Set task
Leave the pictures out and quote every line from the start of the listing to the line with "import plotly.graph_objects as go", inclusive.

begin

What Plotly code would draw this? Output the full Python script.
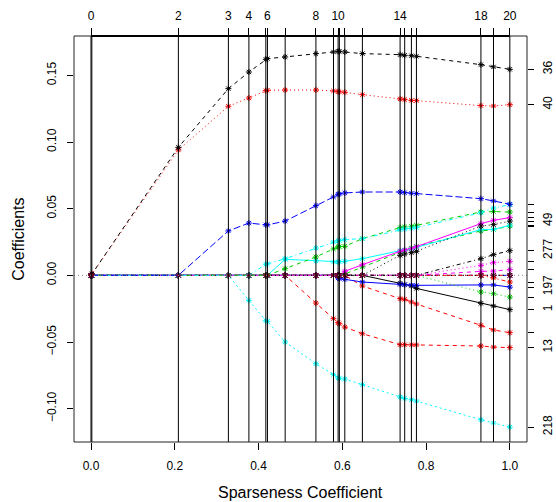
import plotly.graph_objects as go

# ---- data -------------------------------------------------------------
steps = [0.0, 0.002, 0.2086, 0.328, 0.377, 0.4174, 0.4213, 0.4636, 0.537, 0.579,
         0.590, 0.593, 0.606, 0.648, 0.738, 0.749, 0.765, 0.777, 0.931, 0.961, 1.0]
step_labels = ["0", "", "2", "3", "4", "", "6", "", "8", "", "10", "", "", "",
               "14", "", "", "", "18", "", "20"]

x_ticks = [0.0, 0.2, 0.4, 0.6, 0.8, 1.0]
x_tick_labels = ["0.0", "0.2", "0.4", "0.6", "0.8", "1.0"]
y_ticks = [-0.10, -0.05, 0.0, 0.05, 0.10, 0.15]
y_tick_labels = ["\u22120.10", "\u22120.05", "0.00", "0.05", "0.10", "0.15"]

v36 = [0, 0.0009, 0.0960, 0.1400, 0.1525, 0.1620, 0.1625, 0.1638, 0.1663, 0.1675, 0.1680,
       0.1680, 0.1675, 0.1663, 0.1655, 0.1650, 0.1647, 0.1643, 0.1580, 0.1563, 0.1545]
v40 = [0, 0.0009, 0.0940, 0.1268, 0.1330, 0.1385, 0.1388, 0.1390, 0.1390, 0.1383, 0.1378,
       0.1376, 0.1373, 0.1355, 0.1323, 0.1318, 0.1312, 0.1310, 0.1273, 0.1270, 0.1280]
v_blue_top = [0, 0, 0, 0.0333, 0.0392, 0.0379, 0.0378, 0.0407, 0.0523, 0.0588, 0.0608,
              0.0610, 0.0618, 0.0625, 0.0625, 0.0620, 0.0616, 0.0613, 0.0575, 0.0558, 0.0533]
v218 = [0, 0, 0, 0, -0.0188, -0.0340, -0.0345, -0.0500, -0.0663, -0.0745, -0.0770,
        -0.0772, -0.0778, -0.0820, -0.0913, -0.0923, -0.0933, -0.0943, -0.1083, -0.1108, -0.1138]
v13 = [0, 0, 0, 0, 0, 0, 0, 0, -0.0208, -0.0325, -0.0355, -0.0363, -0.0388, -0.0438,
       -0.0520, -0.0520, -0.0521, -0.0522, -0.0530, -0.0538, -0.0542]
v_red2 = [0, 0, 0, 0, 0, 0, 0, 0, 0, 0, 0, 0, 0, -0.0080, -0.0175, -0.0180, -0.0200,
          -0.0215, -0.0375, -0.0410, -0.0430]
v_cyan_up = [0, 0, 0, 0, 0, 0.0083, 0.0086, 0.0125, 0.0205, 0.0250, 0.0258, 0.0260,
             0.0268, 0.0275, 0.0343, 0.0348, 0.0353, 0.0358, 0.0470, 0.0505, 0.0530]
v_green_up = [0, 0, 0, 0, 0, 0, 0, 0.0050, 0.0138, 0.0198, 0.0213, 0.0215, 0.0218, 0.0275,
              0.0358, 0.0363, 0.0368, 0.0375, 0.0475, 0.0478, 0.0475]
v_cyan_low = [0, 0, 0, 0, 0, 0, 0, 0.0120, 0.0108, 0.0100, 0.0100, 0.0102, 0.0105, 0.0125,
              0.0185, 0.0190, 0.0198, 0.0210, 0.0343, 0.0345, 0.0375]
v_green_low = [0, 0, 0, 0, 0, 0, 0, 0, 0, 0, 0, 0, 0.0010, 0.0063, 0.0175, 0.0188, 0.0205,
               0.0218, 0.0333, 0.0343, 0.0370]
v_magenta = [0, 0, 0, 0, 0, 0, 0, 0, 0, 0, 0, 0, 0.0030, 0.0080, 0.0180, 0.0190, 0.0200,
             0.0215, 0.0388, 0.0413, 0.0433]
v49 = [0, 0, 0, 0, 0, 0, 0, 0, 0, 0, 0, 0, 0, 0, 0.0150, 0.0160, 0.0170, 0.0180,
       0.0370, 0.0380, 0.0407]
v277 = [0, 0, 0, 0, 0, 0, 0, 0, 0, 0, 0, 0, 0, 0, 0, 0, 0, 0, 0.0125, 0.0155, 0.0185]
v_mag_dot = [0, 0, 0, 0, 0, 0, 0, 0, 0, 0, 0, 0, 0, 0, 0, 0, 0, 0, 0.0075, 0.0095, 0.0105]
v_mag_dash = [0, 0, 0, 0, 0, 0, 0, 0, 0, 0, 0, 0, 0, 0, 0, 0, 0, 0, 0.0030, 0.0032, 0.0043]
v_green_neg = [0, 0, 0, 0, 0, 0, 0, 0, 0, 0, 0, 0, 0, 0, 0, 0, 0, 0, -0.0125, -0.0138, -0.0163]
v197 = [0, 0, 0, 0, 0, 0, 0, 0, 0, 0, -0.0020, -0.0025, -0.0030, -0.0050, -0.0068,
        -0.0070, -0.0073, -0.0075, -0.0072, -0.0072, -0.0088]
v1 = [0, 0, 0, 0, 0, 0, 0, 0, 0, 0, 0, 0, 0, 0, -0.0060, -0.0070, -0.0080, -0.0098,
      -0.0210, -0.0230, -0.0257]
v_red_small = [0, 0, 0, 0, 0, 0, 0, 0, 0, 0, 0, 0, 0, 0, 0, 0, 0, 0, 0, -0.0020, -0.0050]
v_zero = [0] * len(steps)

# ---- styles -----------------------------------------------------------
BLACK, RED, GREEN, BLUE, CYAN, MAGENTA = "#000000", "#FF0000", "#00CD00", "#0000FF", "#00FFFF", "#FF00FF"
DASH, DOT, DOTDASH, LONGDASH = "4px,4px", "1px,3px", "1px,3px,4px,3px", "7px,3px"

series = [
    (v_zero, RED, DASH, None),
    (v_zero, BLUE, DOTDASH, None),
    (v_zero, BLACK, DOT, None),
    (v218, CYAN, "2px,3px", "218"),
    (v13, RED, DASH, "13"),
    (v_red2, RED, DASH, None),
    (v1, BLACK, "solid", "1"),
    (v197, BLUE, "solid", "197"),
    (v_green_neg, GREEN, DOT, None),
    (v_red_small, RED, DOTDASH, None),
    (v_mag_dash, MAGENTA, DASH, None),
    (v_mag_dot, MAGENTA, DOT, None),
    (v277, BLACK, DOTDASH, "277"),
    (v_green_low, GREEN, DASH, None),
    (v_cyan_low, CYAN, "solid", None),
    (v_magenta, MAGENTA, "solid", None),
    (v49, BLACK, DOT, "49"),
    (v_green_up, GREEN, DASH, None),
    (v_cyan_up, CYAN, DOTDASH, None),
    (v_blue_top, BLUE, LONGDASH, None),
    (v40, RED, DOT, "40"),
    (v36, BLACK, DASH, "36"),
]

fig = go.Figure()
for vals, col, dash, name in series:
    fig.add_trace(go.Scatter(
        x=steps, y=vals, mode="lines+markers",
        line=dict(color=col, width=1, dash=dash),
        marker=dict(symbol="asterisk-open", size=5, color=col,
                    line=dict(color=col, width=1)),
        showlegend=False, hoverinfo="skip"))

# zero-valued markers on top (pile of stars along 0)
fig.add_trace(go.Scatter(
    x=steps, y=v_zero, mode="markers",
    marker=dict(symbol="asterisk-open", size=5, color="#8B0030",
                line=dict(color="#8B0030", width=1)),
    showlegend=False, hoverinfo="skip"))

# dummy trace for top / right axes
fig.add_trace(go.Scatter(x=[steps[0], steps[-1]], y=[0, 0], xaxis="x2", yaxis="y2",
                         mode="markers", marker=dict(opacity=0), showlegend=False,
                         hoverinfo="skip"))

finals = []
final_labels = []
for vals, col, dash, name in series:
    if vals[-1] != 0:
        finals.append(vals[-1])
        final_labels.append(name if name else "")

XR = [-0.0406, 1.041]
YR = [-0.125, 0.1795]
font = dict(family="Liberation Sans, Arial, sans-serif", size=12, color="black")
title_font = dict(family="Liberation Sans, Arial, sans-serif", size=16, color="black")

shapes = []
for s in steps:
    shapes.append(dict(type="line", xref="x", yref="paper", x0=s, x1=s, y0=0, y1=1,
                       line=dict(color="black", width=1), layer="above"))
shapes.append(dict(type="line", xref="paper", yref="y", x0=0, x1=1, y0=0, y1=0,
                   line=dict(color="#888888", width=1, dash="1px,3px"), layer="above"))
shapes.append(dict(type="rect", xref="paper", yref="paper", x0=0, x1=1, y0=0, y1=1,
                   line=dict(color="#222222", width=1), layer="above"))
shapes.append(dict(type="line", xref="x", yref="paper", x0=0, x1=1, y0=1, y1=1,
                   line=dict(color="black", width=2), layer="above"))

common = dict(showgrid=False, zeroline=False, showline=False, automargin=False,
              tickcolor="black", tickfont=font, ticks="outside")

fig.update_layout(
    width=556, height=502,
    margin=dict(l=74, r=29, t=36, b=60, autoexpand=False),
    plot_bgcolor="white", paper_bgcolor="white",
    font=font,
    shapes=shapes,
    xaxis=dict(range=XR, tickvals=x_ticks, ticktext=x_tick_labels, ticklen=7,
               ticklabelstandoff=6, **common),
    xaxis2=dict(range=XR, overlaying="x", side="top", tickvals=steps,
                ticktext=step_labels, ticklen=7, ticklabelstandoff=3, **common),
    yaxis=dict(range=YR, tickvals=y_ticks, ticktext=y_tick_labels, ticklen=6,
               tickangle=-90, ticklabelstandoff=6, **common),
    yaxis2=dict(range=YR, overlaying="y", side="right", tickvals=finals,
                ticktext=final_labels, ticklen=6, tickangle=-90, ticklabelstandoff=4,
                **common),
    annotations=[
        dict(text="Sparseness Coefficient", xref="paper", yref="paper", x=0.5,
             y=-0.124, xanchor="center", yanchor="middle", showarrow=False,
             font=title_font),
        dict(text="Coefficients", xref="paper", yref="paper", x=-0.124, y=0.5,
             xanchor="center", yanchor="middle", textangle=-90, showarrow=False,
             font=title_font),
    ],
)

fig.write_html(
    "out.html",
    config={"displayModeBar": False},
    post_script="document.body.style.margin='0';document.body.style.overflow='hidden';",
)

end

Response to the exercise
What Plotly code would draw this? Output the full Python script.
import plotly.graph_objects as go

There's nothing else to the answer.